KUALA TERENGGANU: The state government has again denied that it is setting up a Mat Skodeng (Peeping Tom) squad to spy on couples for khalwat (close proximity).

“No such squad. We only have informants who are volunteers to provide information to enforcement officers of the state Religious Affairs Department.

“These informants must be willing to stand as prosecution witnesses. They have no power to arrest or investigate couples,” said state Islam Hadhari and Welfare Committee chairman Datuk Rosol Wahid.

He said the informants had been around for “a long time” and done an excellent job co-operating with enforcement officers to check on moral decay among the public.
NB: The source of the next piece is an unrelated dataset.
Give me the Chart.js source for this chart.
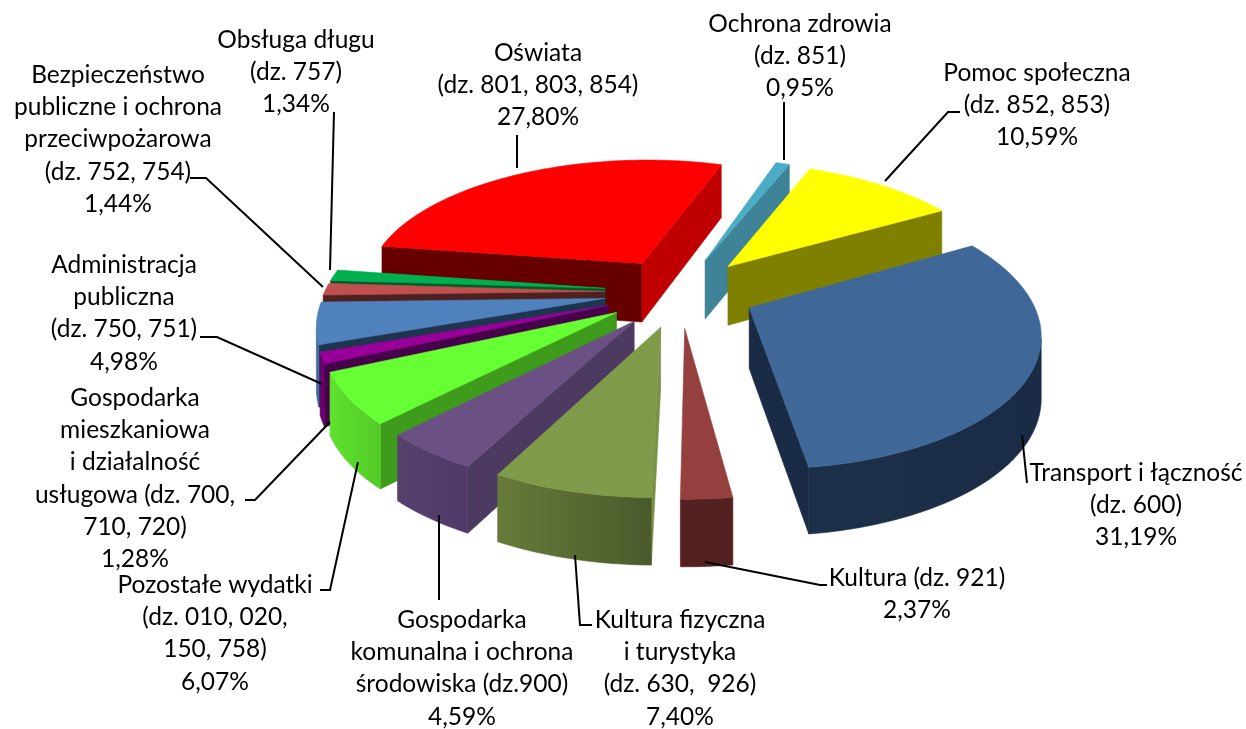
<!DOCTYPE html>
<html>
<head>
<meta charset="utf-8">
<title>Struktura wydatków</title>
<script src="https://cdn.jsdelivr.net/npm/chart.js@4/dist/chart.umd.min.js"></script>
<style>
    html, body { margin: 0; padding: 0; background: #fff; }
    canvas { display: block; }
</style>
</head>
<body>
<canvas id="pie" width="1246" height="729"></canvas>
<script>
// data, clockwise from the first slice
const categories = [
    'Ochrona zdrowia', 'Pomoc społeczna', 'Transport i łączność', 'Kultura',
    'Kultura fizyczna i turystyka', 'Gospodarka komunalna i ochrona środowiska',
    'Pozostałe wydatki', 'Gospodarka mieszkaniowa i działalność usługowa',
    'Administracja publiczna', 'Bezpieczeństwo publiczne i ochrona przeciwpożarowa',
    'Obsługa długu', 'Oświata'
];
const values = [0.95, 10.59, 31.19, 2.37, 7.40, 4.59, 6.07, 1.28, 4.98, 1.44, 1.34, 27.80];
const labelLines = [
    ['Ochrona zdrowia', '(dz. 851)'],
    ['Pomoc społeczna', '(dz. 852, 853)'],
    ['Transport i łączność', '(dz. 600)'],
    ['Kultura (dz. 921)'],
    ['Kultura fizyczna', 'i turystyka', '(dz. 630,  926)'],
    ['Gospodarka', 'komunalna i ochrona', 'środowiska (dz.900)'],
    ['Pozostałe wydatki', '(dz. 010, 020,', '150, 758)'],
    ['Gospodarka', 'mieszkaniowa', 'i działalność', 'usługowa (dz. 700,', '710, 720)'],
    ['Administracja', 'publiczna', '(dz. 750, 751)'],
    ['Bezpieczeństwo', 'publiczne i ochrona', 'przeciwpożarowa', '(dz. 752, 754)'],
    ['Obsługa długu', '(dz. 757)'],
    ['Oświata', '(dz. 801, 803, 854)']
];

// slice colours: top face, straight walls, rounded wall (left and right end)
const topColors = ['#4bacc6', '#ffff00', '#3f6899', '#963f3f', '#7f9a48', '#6a5083',
    '#66ff33', '#990099', '#4f81bd', '#c0504d', '#00b050', '#ff0000'];
const startWallColors = ['#3f8399', '#808000', '#1a2c45', '#542020', '#7b9145', '#4c3a61',
    '#3f9b1c', '#47004a', '#1f344f', '#4f2020', '#005a2a', '#660000'];
const endWallColors = ['#3f8399', '#808000', '#1a2c45', '#542020', '#7b9145', '#4c3a61',
    '#3f9b1c', '#47004a', '#1f344f', '#4f2020', '#005a2a', '#c00000'];
const roundWallLeft = ['#3f8399', '#808000', '#1d3049', '#542020', '#667a39', '#56416d',
    '#5fe02e', '#6a006a', '#3f6899', '#8f3b39', '#007a38', '#660000'];
const roundWallRight = ['#3f8399', '#808000', '#1a2c45', '#542020', '#4a5a2c', '#50396a',
    '#54cc28', '#6a006a', '#3f6899', '#8f3b39', '#007a38', '#660000'];

// where the labels sit: centre x, y of the first line
const labelPos = [[800, 24], [1037, 73], [1136, 473], [917, 578], [680, 620], [462, 620],
    [215, 585], [135, 398], [124, 265], [118, 75], [296, 40], [538, 53]];
const leaders = [
    [[784, 102], [784, 160]],
    [[960, 112], [948, 112], [885, 181]],
    [[1027, 483], [1022, 435]],
    [[827, 585], [820, 585], [705, 562]],
    [[592, 625], [580, 625], [575, 555]],
    [[439, 600], [439, 515]],
    [[320, 590], [330, 590], [358, 462]],
    [[245, 500], [255, 500], [330, 422]],
    [[200, 337], [217, 337], [322, 384]],
    [[190, 178], [206, 178], [323, 287]],
    [[334, 112], [330, 270]],
    [[517, 135], [517, 168]]
];

// how the flat pie is laid into the picture
const view = { cx: 680, cy: 292, kx: 280, ky: 129, persp: 0.165, explode: 0.27, depth: 60 };

function project(arc, angle, r, lift) {
    const mid = (arc.startAngle + arc.endAngle) / 2;
    const X = r * Math.cos(angle) + view.explode * Math.cos(mid);
    const Y = r * Math.sin(angle) + view.explode * Math.sin(mid);
    const w = 1 - view.persp * Y;
    const x = view.cx + view.kx * X / w;
    const y = view.cy + view.ky * Y / w;
    return { x: x, y: lift ? y + view.depth * (1 + 0.1 * Y) : y };
}

function fillPath(ctx, pts, fill) {
    ctx.fillStyle = fill;
    ctx.strokeStyle = fill;
    ctx.lineWidth = 0.6;
    ctx.beginPath();
    pts.forEach((p, n) => n ? ctx.lineTo(p.x, p.y) : ctx.moveTo(p.x, p.y));
    ctx.closePath();
    ctx.fill();
    ctx.stroke();
}

function drawSlice(ctx, arc, i) {
    const steps = Math.max(4, Math.ceil((arc.endAngle - arc.startAngle) * 40));
    const angles = [];
    for (let s = 0; s <= steps; s++) {
        angles.push(arc.startAngle + (arc.endAngle - arc.startAngle) * s / steps);
    }
    const rim = angles.map(a => project(arc, a, 1));
    const rimLow = angles.map(a => project(arc, a, 1, true));
    const apex = project(arc, arc.startAngle, 0);
    const apexLow = project(arc, arc.startAngle, 0, true);
    const xs = rim.map(p => p.x);
    const grad = ctx.createLinearGradient(Math.min(...xs), 0, Math.max(...xs), 0);
    grad.addColorStop(0, roundWallLeft[i]);
    grad.addColorStop(1, roundWallRight[i]);

    // only walls whose top edge runs leftwards face the viewer
    const first = rim[0], last = rim[rim.length - 1];
    if (first.x < apex.x) fillPath(ctx, [apex, first, rimLow[0], apexLow], startWallColors[i]);
    if (apex.x < last.x) fillPath(ctx, [last, apex, apexLow, rimLow[rim.length - 1]], endWallColors[i]);
    let run = [];
    for (let p = 0; p <= rim.length - 1; p++) {
        const facing = p < rim.length - 1 && rim[p + 1].x < rim[p].x;
        if (facing || (run.length && rim[p].x < rim[p - 1].x)) run.push(p);
        if (!facing && run.length) {
            const upper = run.map(n => rim[n]);
            const lower = run.map(n => rimLow[n]).reverse();
            fillPath(ctx, upper.concat(lower), grad);
            run = [];
        }
    }

    fillPath(ctx, [apex].concat(rim), topColors[i]);
}

const pie3d = {
    id: 'pie3d',
    beforeDatasetDraw(chart) {
        const ctx = chart.ctx;
        const arcs = chart.getDatasetMeta(0).data.map((arc, i) => ({ arc: arc, i: i }));
        // back slices first
        arcs.sort((a, b) =>
            Math.sin((a.arc.startAngle + a.arc.endAngle) / 2) - Math.sin((b.arc.startAngle + b.arc.endAngle) / 2));
        ctx.save();
        arcs.forEach(o => drawSlice(ctx, o.arc, o.i));
        ctx.restore();
        return false;
    },
    afterDatasetsDraw(chart) {
        const ctx = chart.ctx;
        ctx.save();
        ctx.strokeStyle = '#000';
        ctx.lineWidth = 2;
        leaders.forEach(line => {
            ctx.beginPath();
            line.forEach((p, n) => n ? ctx.lineTo(p[0], p[1]) : ctx.moveTo(p[0], p[1]));
            ctx.stroke();
        });
        ctx.fillStyle = '#000';
        ctx.font = '24.5px Lato';
        ctx.textAlign = 'center';
        ctx.textBaseline = 'middle';
        labelLines.forEach((lines, i) => {
            const all = lines.concat(values[i].toFixed(2).replace('.', ',') + '%');
            all.forEach((text, n) => ctx.fillText(text, labelPos[i][0], labelPos[i][1] + n * 32.2));
        });
        ctx.restore();
    }
};

new Chart(document.getElementById('pie').getContext('2d'), {
    type: 'pie',
    data: {
        labels: categories,
        datasets: [{ data: values, backgroundColor: topColors, borderWidth: 0 }]
    },
    options: {
        responsive: false,
        animation: false,
        rotation: 18.5,
        plugins: { legend: { display: false }, tooltip: { enabled: false } }
    },
    plugins: [pie3d]
});
</script>
</body>
</html>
“These informants are everywhere. They could even be your neighbour,” he said, denying a newspaper report (not the New Straits Times) that the state had set up a Mat Skodeng squad to curb vices.

He added that Mat Skodeng were perverts and voyeurs and rejected by Islam.

Rosol said he had to make the clarification following Prime Minister Datuk Seri Abdullah Ahmad Badawi’s call to Menteri Besar Datuk Seri Idris Jusoh.

Abdullah wanted an explanation on why there was still such a vigilante squad when there was a Cabinet decision to stop the formation of such a volunteer group in Putrajaya.

The Cabinet had requested Malacca Chief Minister Datuk Seri Ali Rustam to disband its Mat Skodeng squad meant for the same purpose.

“I believe we are doing the right thing and in line with the state motto of Islam Hadhari, Terengganu Bestari (Islam Hadhari, Intelligent Terengganu),” said Rosol.